Swimming provides both youth and adults with a means for physical activity and recreation throughout life. According to a study presented at the Athens Pre-Olympic Congress in 2004, when an adult doesn't learn to swim at an early age, he often develops a fear of swimming that can make learning to swim later in life a challenge. If you want to learn to swim as an adult, you need to acknowledge the psychological barriers as well as the physical barriers. Consider private or group adult swim lessons, or enlist a trusted family member or friend to accompany you in the water.
Developing Comfort in the Water
Get in the pool. Walk around in chest-deep water, learning how it feels to move through the water and maintain your balance.
Submerge your face and your entire body. Hold onto the side of the pool or your friend and start humming, blowing through your nose. Place your nose under water while humming, blowing bubbles at the surface. Then do the same thing while placing your whole face under water.

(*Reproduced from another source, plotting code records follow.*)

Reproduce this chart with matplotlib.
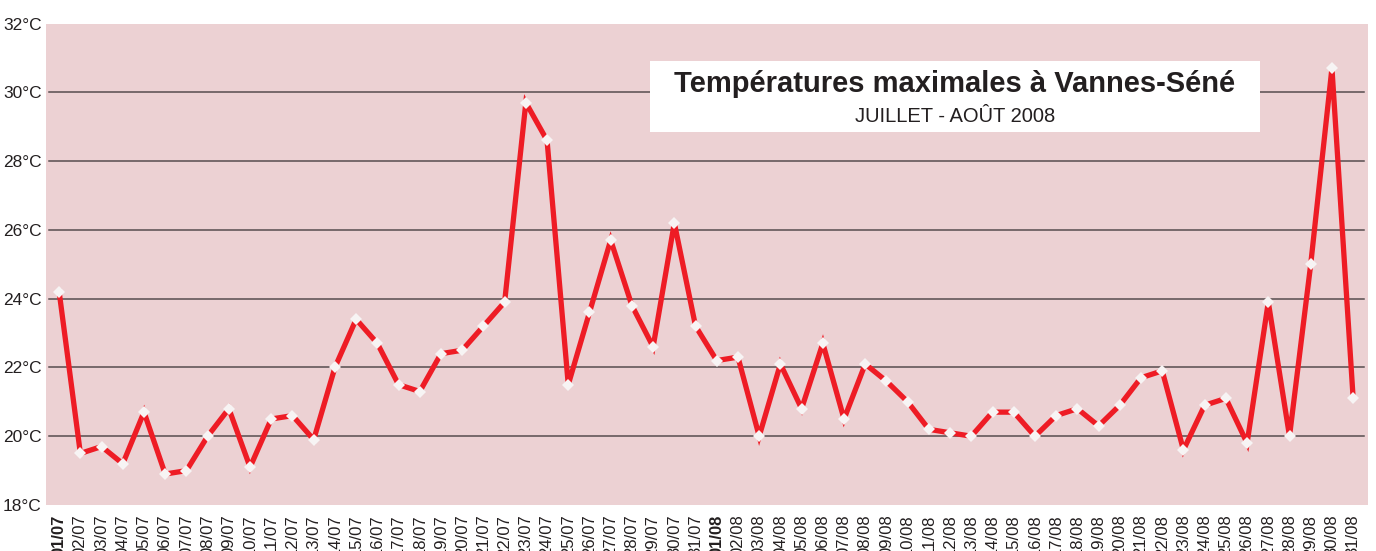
import matplotlib
matplotlib.use("Agg")
import matplotlib.pyplot as plt
from matplotlib import font_manager

dates = ["01/07", "02/07", "03/07", "04/07", "05/07", "06/07", "07/07", "08/07", "09/07", "10/07",
         "11/07", "12/07", "13/07", "14/07", "15/07", "16/07", "17/07", "18/07", "19/07", "20/07",
         "21/07", "22/07", "23/07", "24/07", "25/07", "26/07", "27/07", "28/07", "29/07", "30/07",
         "31/07", "01/08", "02/08", "03/08", "04/08", "05/08", "06/08", "07/08", "08/08", "09/08",
         "10/08", "11/08", "12/08", "13/08", "14/08", "15/08", "16/08", "17/08", "18/08", "19/08",
         "20/08", "21/08", "22/08", "23/08", "24/08", "25/08", "26/08", "27/08", "28/08", "29/08",
         "30/08", "31/08"]
temps = [24.2, 19.5, 19.7, 19.2, 20.7, 18.9, 19.0, 20.0, 20.8, 19.1,
         20.5, 20.6, 19.9, 22.0, 23.4, 22.7, 21.5, 21.3, 22.4, 22.5,
         23.2, 23.9, 29.7, 28.6, 21.5, 23.6, 25.7, 23.8, 22.6, 26.2,
         23.2, 22.2, 22.3, 20.0, 22.1, 20.8, 22.7, 20.5, 22.1, 21.6,
         21.0, 20.2, 20.1, 20.0, 20.7, 20.7, 20.0, 20.6, 20.8, 20.3,
         20.9, 21.7, 21.9, 19.6, 20.9, 21.1, 19.8, 23.9, 20.0, 25.0,
         30.7, 21.1]
yticks = [18, 20, 22, 24, 26, 28, 30, 32]
gridlines = [20, 22, 24, 26, 28, 30]
title = "Températures maximales à Vannes-Séné"
subtitle = "JUILLET - AOÛT 2008"

installed = {f.name for f in font_manager.fontManager.ttflist}
narrow = "Liberation Sans Narrow" if "Liberation Sans Narrow" in installed else "Liberation Sans"
plt.rcParams['font.family'] = ["Liberation Sans", "DejaVu Sans"]

txt = "#231f20"
fig = plt.figure(figsize=(13.76, 5.51), dpi=100)
ax = fig.add_axes([46/1376, 1 - 505/551, 1322/1376, 481.5/551])
ax.set_facecolor("#ecd1d3")
for s in ax.spines.values():
    s.set_visible(False)

x = list(range(len(dates)))
ax.set_xlim(-0.62, len(dates) - 1 + 0.7)
ax.set_ylim(18, 32)

for g in gridlines:
    ax.axhline(g, xmin=3/1322, xmax=1318/1322, color="#574d4f", lw=1.1, zorder=1)

ax.plot(x, temps, color="#ee1c25", lw=3.8, solid_joinstyle="miter", zorder=3)
ax.plot(x, temps, ls="none", marker="D", markersize=6.3, markerfacecolor="#f7f4f4",
        markeredgewidth=0, zorder=4)

ax.set_yticks(yticks)
ax.set_yticklabels([f"{v}°C" for v in yticks], family=[narrow, "DejaVu Sans"],
                   fontsize=12.5, color=txt)
ax.set_xticks(x)
ax.set_xticklabels(dates, rotation=90, family=[narrow, "DejaVu Sans"], fontsize=12,
                   color=txt, va="top", ha="center")
for lab, d in zip(ax.get_xticklabels(), dates):
    if d.startswith("01/"):
        lab.set_fontweight("bold")
ax.tick_params(axis="both", length=0)
ax.tick_params(axis="y", pad=3)
ax.tick_params(axis="x", pad=7)

# title box
bx0, bx1 = 650/1376, 1260/1376
by0, by1 = 1 - 132/551, 1 - 61/551
fig.patches.append(plt.Rectangle((bx0, by0), bx1 - bx0, by1 - by0, transform=fig.transFigure,
                                 facecolor="white", edgecolor="none", zorder=5))
fig.text((bx0 + bx1) / 2, 1 - 84/551, title, ha="center", va="center", fontsize=21,
         fontweight="bold", color=txt, zorder=6)
fig.text((bx0 + bx1) / 2, 1 - 116/551, subtitle, ha="center", va="center", fontsize=14.5,
         color=txt, zorder=6)

fig.savefig("out.png", dpi=100)
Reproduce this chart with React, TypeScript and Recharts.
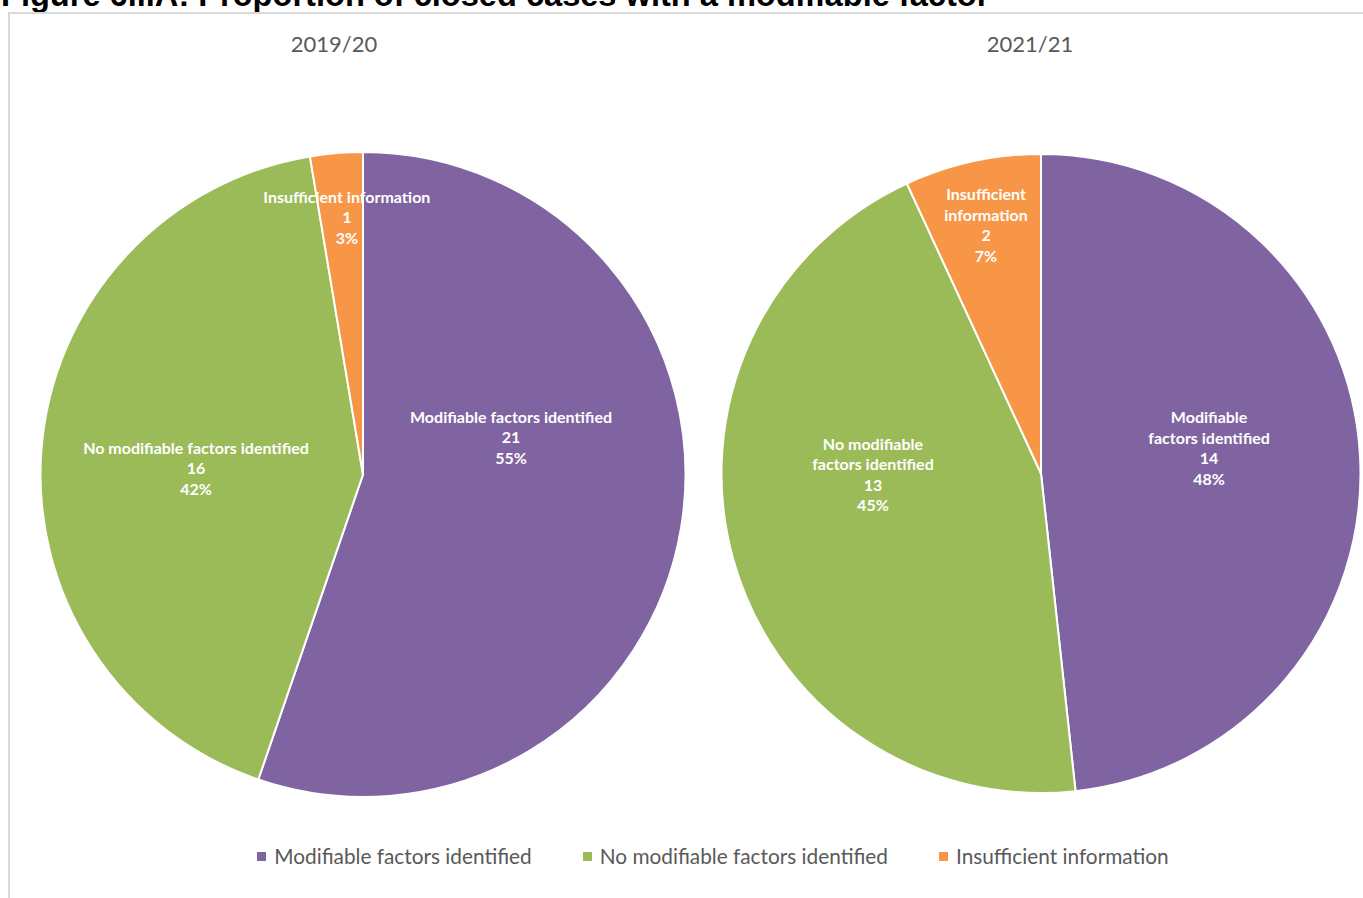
import React from 'react';
import { PieChart, Pie, Cell, Legend } from 'recharts';

const W = 1363;
const H = 898;

const categories = ['Modifiable factors identified', 'No modifiable factors identified', 'Insufficient information'];
const periods = ['2019/20', '2021/21'];
const counts1920 = [21, 16, 1];
const counts2021 = [14, 13, 2];
const labelLines1920 = [['Modifiable factors identified'], ['No modifiable factors identified'], ['Insufficient information']];
const labelLines2021 = [['Modifiable', 'factors identified'], ['No modifiable', 'factors identified'], ['Insufficient', 'information']];
const colors = ['#8064A2', '#9BBB59', '#F79646'];
const captionText = 'Figure 6iiiA: Proportion of closed cases with a modifiable factor';

// label placement (polar, degrees counter-clockwise from +x, fraction of radius) – styling only
const labelPolar1920 = [[14, 0.473], [178, 0.518], [93.6, 0.798]];
const labelPolar2021 = [[8.5, 0.532], [180.5, 0.526], [102.5, 0.795]];

const build = (counts: number[]) => {
  const total = counts.reduce((a, b) => a + b, 0);
  return categories.map((name, i) => ({ name, value: counts[i], pct: Math.round((counts[i] / total) * 100) + '%' }));
};
const data1920 = build(counts1920);
const data2021 = build(counts2021);

const makeLabel = (lines: string[][], polar: number[][], data: any[]) => (props: any) => {
  const { cx, cy, outerRadius, index } = props;
  const [deg, frac] = polar[index];
  const rad = (deg * Math.PI) / 180;
  const x = cx + Math.cos(rad) * outerRadius * frac;
  const y = cy - Math.sin(rad) * outerRadius * frac - 1.5;
  const all = [...lines[index], String(data[index].value), data[index].pct];
  const lh = 20.5;
  const y0 = y - ((all.length - 1) * lh) / 2;
  return (
    <text key={'l' + index} x={x} y={y0} fill="#fff" textAnchor="middle" dominantBaseline="central"
      style={{ fontFamily: 'Lato, sans-serif', fontWeight: 700, fontSize: 16 }}>
      {all.map((t, i) => (
        <tspan key={i} x={x} y={y0 + i * lh}>{t}</tspan>
      ))}
    </text>
  );
};

const renderLegend = () => (
  <div style={{ display: 'flex', justifyContent: 'center', alignItems: 'center', fontFamily: 'Lato, sans-serif', fontSize: 20.8, color: '#595959', lineHeight: '26px' }}>
    {categories.map((c, i) => (
      <div key={c} style={{ display: 'flex', alignItems: 'center', marginRight: i < categories.length - 1 ? 51 : 0 }}>
        <span style={{ display: 'inline-block', width: 9, height: 9, background: colors[i], marginRight: 8 }} />
        <span>{c}</span>
      </div>
    ))}
  </div>
);

export default function App() {
  return (
    <div style={{ position: 'absolute', left: 0, top: 0, width: W, height: H, background: '#fff', overflow: 'hidden' }}>
      <svg width={W} height={20} style={{ position: 'absolute', left: 0, top: 0 }}>
        <text x={1} y={5.5} style={{ font: 'bold 32.6px "Liberation Sans", Arial, sans-serif' }} fill="#000">{captionText}</text>
      </svg>
      <div style={{ position: 'absolute', left: 8, top: 12, width: W, height: H, borderLeft: '2px solid #d9d9d9', borderTop: '2px solid #d9d9d9' }} />
      <div style={{ position: 'absolute', left: 0, top: 0 }}>
        <PieChart width={W} height={H} margin={{ top: 0, right: 0, bottom: 0, left: 0 }}>
          <Pie data={data1920} dataKey="value" nameKey="name" cx={363} cy={474.5} outerRadius={322.5} startAngle={90} endAngle={-270}
            stroke="#fff" strokeWidth={2} isAnimationActive={false} labelLine={false}
            label={makeLabel(labelLines1920, labelPolar1920, data1920)}>
            {data1920.map((d, i) => <Cell key={d.name} fill={colors[i]} />)}
          </Pie>
          <Pie data={data2021} dataKey="value" nameKey="name" cx={1041} cy={473.5} outerRadius={319.5} startAngle={90} endAngle={-270}
            stroke="#fff" strokeWidth={2} isAnimationActive={false} labelLine={false}
            label={makeLabel(labelLines2021, labelPolar2021, data2021)}>
            {data2021.map((d, i) => <Cell key={d.name} fill={colors[i]} />)}
          </Pie>
          <Legend content={renderLegend} wrapperStyle={{ position: 'absolute', left: 113, top: 843, width: 1200 }} />
        </PieChart>
      </div>
      <div style={{ position: 'absolute', left: 334 - 100, width: 200, top: 30, textAlign: 'center', fontFamily: 'Lato, sans-serif', fontSize: 22, color: '#595959' }}>{periods[0]}</div>
      <div style={{ position: 'absolute', left: 1030 - 100, width: 200, top: 30, textAlign: 'center', fontFamily: 'Lato, sans-serif', fontSize: 22, color: '#595959' }}>{periods[1]}</div>
    </div>
  );
}
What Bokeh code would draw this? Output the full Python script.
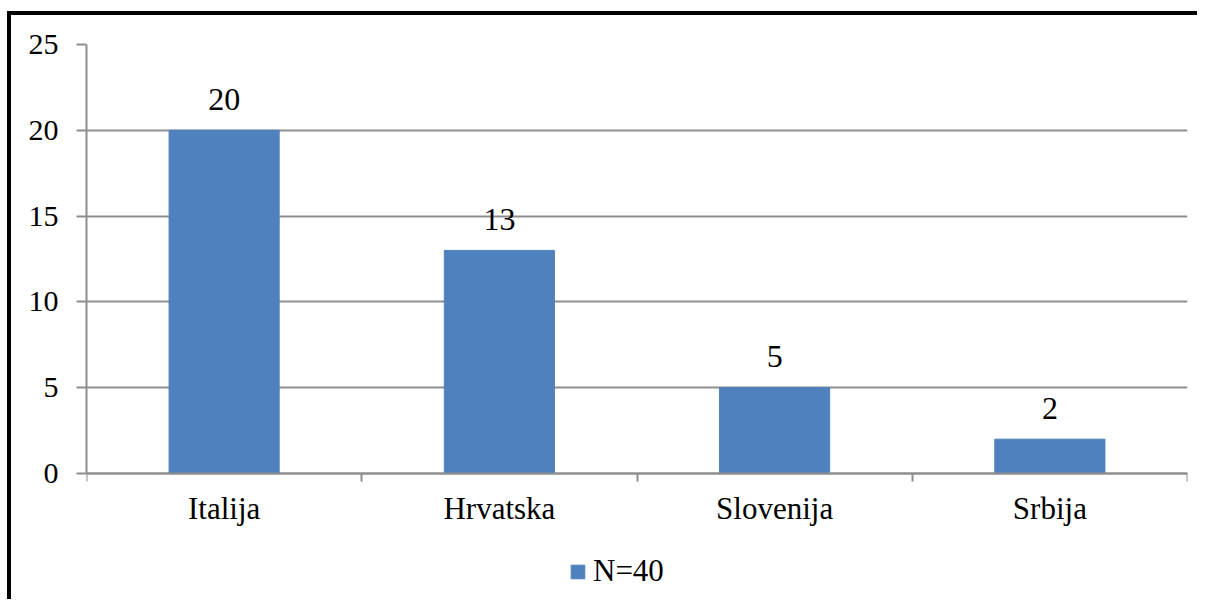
from bokeh.plotting import figure
from bokeh.models import FixedTicker, Legend, LegendItem, ColumnDataSource, Range1d
from bokeh.core.properties import value
from bokeh.embed import file_html
from bokeh.resources import INLINE

categories = ["Italija", "Hrvatska", "Slovenija", "Srbija"]
counts = [20, 13, 5, 2]
series_name = "N=40"
y_ticks = [0, 5, 10, 15, 20, 25]

FONT = "Liberation Serif"
GRID = "#8E8E8E"
BAR = "#4F81BD"

xs = [i + 0.5 for i in range(len(categories))]
src = ColumnDataSource(dict(x=xs, top=counts, label=[str(c) for c in counts]))

p = figure(width=1190, height=588, output_backend="svg", toolbar_location=None,
           x_range=Range1d(0, len(categories)), y_range=Range1d(-7.58, 25),
           min_border_left=75, min_border_right=14, min_border_top=29, min_border_bottom=0,
           styles={"border-left": "4px solid black", "border-top": "4px solid black",
                   "margin-top": "11px", "margin-left": "7px"})
p.outline_line_color = None
p.background_fill_color = "white"
p.border_fill_color = "white"

r = p.vbar(x="x", top="top", width=0.4, color=BAR, source=src)
p.text(x="x", y="top", text="label", source=src, y_offset=-31,
       text_align="center", text_baseline="alphabetic",
       text_font=value(FONT), text_font_size="32px", text_color="black")

# y axis
p.yaxis.ticker = FixedTicker(ticks=y_ticks)
p.yaxis.bounds = (0, 25)
p.yaxis.axis_line_color = GRID
p.yaxis.axis_line_width = 2
p.yaxis.major_tick_line_color = GRID
p.yaxis.major_tick_line_width = 2
p.yaxis.major_tick_in = 0
p.yaxis.major_tick_out = 10
p.yaxis.minor_tick_line_color = None
p.yaxis.major_label_standoff = 18
p.yaxis.major_label_text_font = FONT
p.yaxis.major_label_text_font_size = "30px"
p.yaxis.major_label_text_color = "black"

# x axis (drawn at y = 0 inside the extended frame)
p.xaxis.fixed_location = 0
p.xaxis.ticker = FixedTicker(ticks=xs, minor_ticks=list(range(len(categories) + 1)))
p.xaxis.major_label_overrides = {x: c for x, c in zip(xs, categories)}
p.xaxis.axis_line_color = GRID
p.xaxis.axis_line_width = 2
p.xaxis.major_tick_line_color = None
p.xaxis.minor_tick_line_color = GRID
p.xaxis.minor_tick_line_width = 2
p.xaxis.minor_tick_in = 0
p.xaxis.minor_tick_out = 8
p.xaxis.major_label_standoff = 10
p.xaxis.major_label_text_font = FONT
p.xaxis.major_label_text_font_size = "31px"
p.xaxis.major_label_text_color = "black"

p.xgrid.grid_line_color = None
p.ygrid.ticker = FixedTicker(ticks=y_ticks)
p.ygrid.grid_line_color = GRID
p.ygrid.grid_line_width = 2

legend = Legend(items=[LegendItem(label=series_name, renderers=[r])],
                location=(483, 14), orientation="horizontal",
                glyph_width=17, glyph_height=17, label_standoff=7,
                padding=0, margin=0, border_line_color=None,
                background_fill_alpha=0,
                label_text_font=FONT, label_text_font_size="31px",
                label_text_color="black")
p.add_layout(legend)

open("out.html", "w").write(file_html(p, INLINE))
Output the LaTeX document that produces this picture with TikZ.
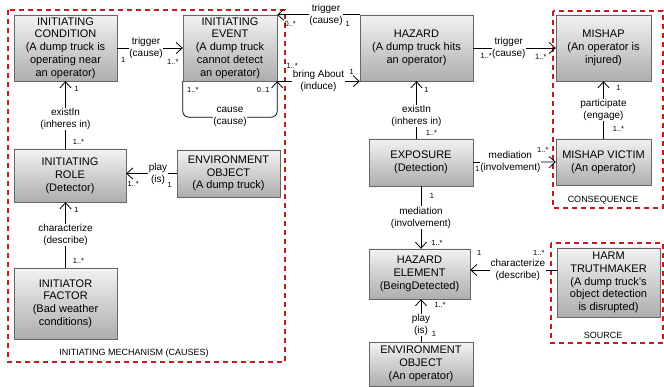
\documentclass[tikz,border=0pt]{standalone}
\usepackage{fontspec}
\setmainfont{Liberation Sans}
\usetikzlibrary{arrows.meta,positioning}
\definecolor{groupred}{RGB}{200,25,35}

\begin{document}
\begin{tikzpicture}[x=1pt,y=-1pt,
  box/.style={draw=black!60, top color=black!5, bottom color=black!32, align=center, inner sep=0pt, font=\fontsize{11}{12.8}\selectfont},
  lbl/.style={fill=white, align=center, inner sep=0.5pt, font=\fontsize{10}{12}\selectfont},
  mult/.style={inner sep=0pt, font=\fontsize{7.5}{8}\selectfont},
  assoc/.style={draw=black, line width=0.8pt, -{Straight Barb[length=6pt,width=11pt]}},
  group/.style={draw=groupred, line width=1.6pt, dash pattern=on 5pt off 4pt},
  grouplbl/.style={font=\fontsize{9}{10}\selectfont}]
\useasboundingbox (0,0) rectangle (664,387);

% groups
\draw[group] (8,10) rectangle (285,362);
\draw[group] (553,11) rectangle (663,208);
\draw[group] (551,243) rectangle (663,343);
\node[grouplbl] (mechlbl) at (134,353) {INITIATING MECHANISM (CAUSES)};
\node[grouplbl] (conslbl) at (603,200) {CONSEQUENCE};
\node[grouplbl] (srclbl) at (603,335) {SOURCE};

% classes
\node[box, minimum width=103pt, minimum height=66pt] (cond) at (65.5,48) {INITIATING\\CONDITION\\(A dump truck is\\operating near\\an operator)};
\node[box, minimum width=94pt, minimum height=66pt] (event) at (230,48) {INITIATING\\EVENT\\(A dump truck\\cannot detect\\an operator)};
\node[box, minimum width=113pt, minimum height=66pt] (hazard) at (416.5,48) {HAZARD\\(A dump truck hits\\an operator)};
\node[box, minimum width=95pt, minimum height=66pt] (mishap) at (603.5,48) {MISHAP\\(An operator is\\injured)};
\node[box, minimum width=95pt, minimum height=46pt] (victim) at (603.5,162) {MISHAP VICTIM\\(An operator)};
\node[box, minimum width=104pt, minimum height=47pt] (exposure) at (421,162.5) {EXPOSURE\\(Detection)};
\node[box, minimum width=101pt, minimum height=50pt] (hazelem) at (419.5,274) {HAZARD\\ELEMENT\\(BeingDetected)};
\node[box, minimum width=103pt, minimum height=69pt] (truthmaker) at (608.5,282.5) {HARM\\TRUTHMAKER\\(A dump truck's\\object detection\\is disrupted)};
\node[box, minimum width=104pt, minimum height=44pt] (envoperator) at (421,364) {ENVIRONMENT\\OBJECT\\(An operator)};
\node[box, minimum width=112pt, minimum height=53pt] (role) at (70,175.5) {INITIATING\\ROLE\\(Detector)};
\node[box, minimum width=103pt, minimum height=47pt] (envtruck) at (228.5,173.5) {ENVIRONMENT\\OBJECT\\(A dump truck)};
\node[box, minimum width=103pt, minimum height=71pt] (factor) at (65.5,303.5) {INITIATOR\\FACTOR\\(Bad weather\\conditions)};

% associations, top row
\draw[assoc] (cond.east) -- node[lbl, pos=0.44] (trig1) {trigger\\(cause)} node[mult, pos=0, shift={(6,12)}] (m1a) {1} node[mult, pos=1, shift={(-10,14)}] (m1b) {1..*} (event.west);
\draw[assoc] (hazard.north west) -- node[lbl, pos=0.41] (trig2) {trigger\\(cause)} node[mult, pos=0, shift={(-12,9)}] (m2a) {1} node[mult, pos=1, shift={(13,9)}] (m2b) {0..*} (event.north east);
\draw[assoc] (event.south east) -- node[lbl] (bring) {bring About\\(induce)} node[mult, pos=0, shift={(15,-15)}] (m3a) {1..*} node[mult, pos=1, shift={(-8,-9)}] (m3b) {1} (hazard.south west);
\draw[assoc, rounded corners=6pt] (event.south west) node[mult, shift={(10,9)}] (m4a) {1..*} -- ++(0,36) -| node[lbl, pos=0.25] (loop) {cause\\(cause)} (event.south east) node[mult, shift={(-14,9)}] (m4b) {0..1};
\draw[assoc] (hazard.east) -- node[lbl, pos=0.43] (trig3) {trigger\\(cause)} node[mult, pos=0, shift={(13,8)}] (m5a) {1..*} node[mult, pos=1, shift={(-15,9)}] (m5b) {1..*} (mishap.west);
\draw[assoc] (victim.north) -- node[lbl] (part) {participate\\(engage)} node[mult, pos=0, shift={(15,-10)}] (m6a) {1..*} node[mult, pos=1, shift={(15,7)}] (m6b) {1} (mishap.south);

% exposure side
\draw[assoc] (exposure.north -| hazard.south) -- node[lbl, pos=0.4] (exist2) {existIn\\(inheres in)} node[mult, pos=0, shift={(15,-6)}] (m7a) {1..*} node[mult, pos=1, shift={(10,9)}] (m7b) {1} (hazard.south);
\draw[assoc] (exposure.east) -- node[lbl, pos=0.45] (med1) {mediation\\(involvement)} node[mult, pos=0, shift={(4,6)}] (m8a) {1} node[mult, pos=1, shift={(-13,-12)}] (m8b) {1..*} (victim.west);
\draw[assoc] (exposure.south) -- node[lbl] (med2) {mediation\\(involvement)} node[mult, pos=0, shift={(11,10)}] (m9a) {1} node[mult, pos=1, shift={(16,-6)}] (m9b) {1..*} (exposure.south |- hazelem.north);
\coordinate (hzin) at ([yshift=4pt]hazelem.east);
\draw[assoc] (hzin -| truthmaker.west) -- node[lbl, pos=0.45] (charac2) {characterize\\(describe)} node[mult, pos=0, shift={(-18,-17)}] (m10a) {1..*} node[mult, pos=1, shift={(9,-17)}] (m10b) {1} (hzin);
\draw[assoc] (envoperator.north) -- node[lbl, pos=0.4] (play2) {play\\(is)} node[mult, pos=0, shift={(13,-8)}] (m11a) {1} node[mult, pos=1, shift={(19,6)}] (m11b) {1..*} (envoperator.north |- hazelem.south);

% initiating mechanism
\draw[assoc] (envtruck.west) -- node[lbl, pos=0.37] (play1) {play\\(is)} node[mult, pos=0, shift={(-7,11)}] (m12a) {1} node[mult, pos=1, shift={(7,10)}] (m12b) {1..*} (envtruck.west -| role.east);
\draw[assoc] (role.north -| cond.south) -- node[lbl, pos=0.44] (exist1) {existIn\\(inheres in)} node[mult, pos=0, shift={(13,-7)}] (m13a) {1..*} node[mult, pos=1, shift={(11,8)}] (m13b) {1} (cond.south);
\draw[assoc] (factor.north) -- node[lbl] (charac1) {characterize\\(describe)} node[mult, pos=0, shift={(13,-7)}] (m14a) {1..*} node[mult, pos=1, shift={(11,8)}] (m14b) {1} (factor.north |- role.south);
\end{tikzpicture}
\end{document}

Hold onto the side of the pool, take a breath and hold it, then submerge your entire body under water. Immediately bob back to the surface. Repeat 10 times, quickly.
Floating and Kicking
Practice floating on your stomach by holding onto the side of the pool. Ask your friend support your hips as you lift your legs up from the bottom of the pool, extending them behind you. In this position, practice placing your face in the water.
Add a kicking motion. Place the noodle under your hips to help support you if you feel uncomfortable.
Hug a kickboard to your chest, then ask your friend to support your shoulders as you lean backward and pick your feet up off the ground to learn the back float.
Relax your neck and look toward the ceiling, arching your lower back slightly. Bend your knees slightly. When you begin to feel comfortable, have your friend let go of your shoulders. With practice, try the skill without the kickboard.
Hold the kickboard against your chest or in front of your body as you practice floating and kicking through the water. Try to submerge your face in the water and blow bubbles. Turn your head to the side to breath.
Hold onto the edge of the pool and begin kicking your legs behind you.
Let go of the wall with one arm and reach down through the water with your arm, drawing a big circle up and out of the water. After a full rotation, repeat with your other arm, continuing the forward crawl stroke.
Practice the forward crawl stroke while holding a kickboard in front of your body, propelling yourself through the water.
Combine the entire stroke without assistance. Kicking your legs and stroking with your arms, submerge your face and begin swimming.
Things You'll Need
Split up your practices into short, 30 minute segments. Progress slowly, allowing yourself to master one skill before moving on to the next.
Bodies of water always pose risks. Never swim alone.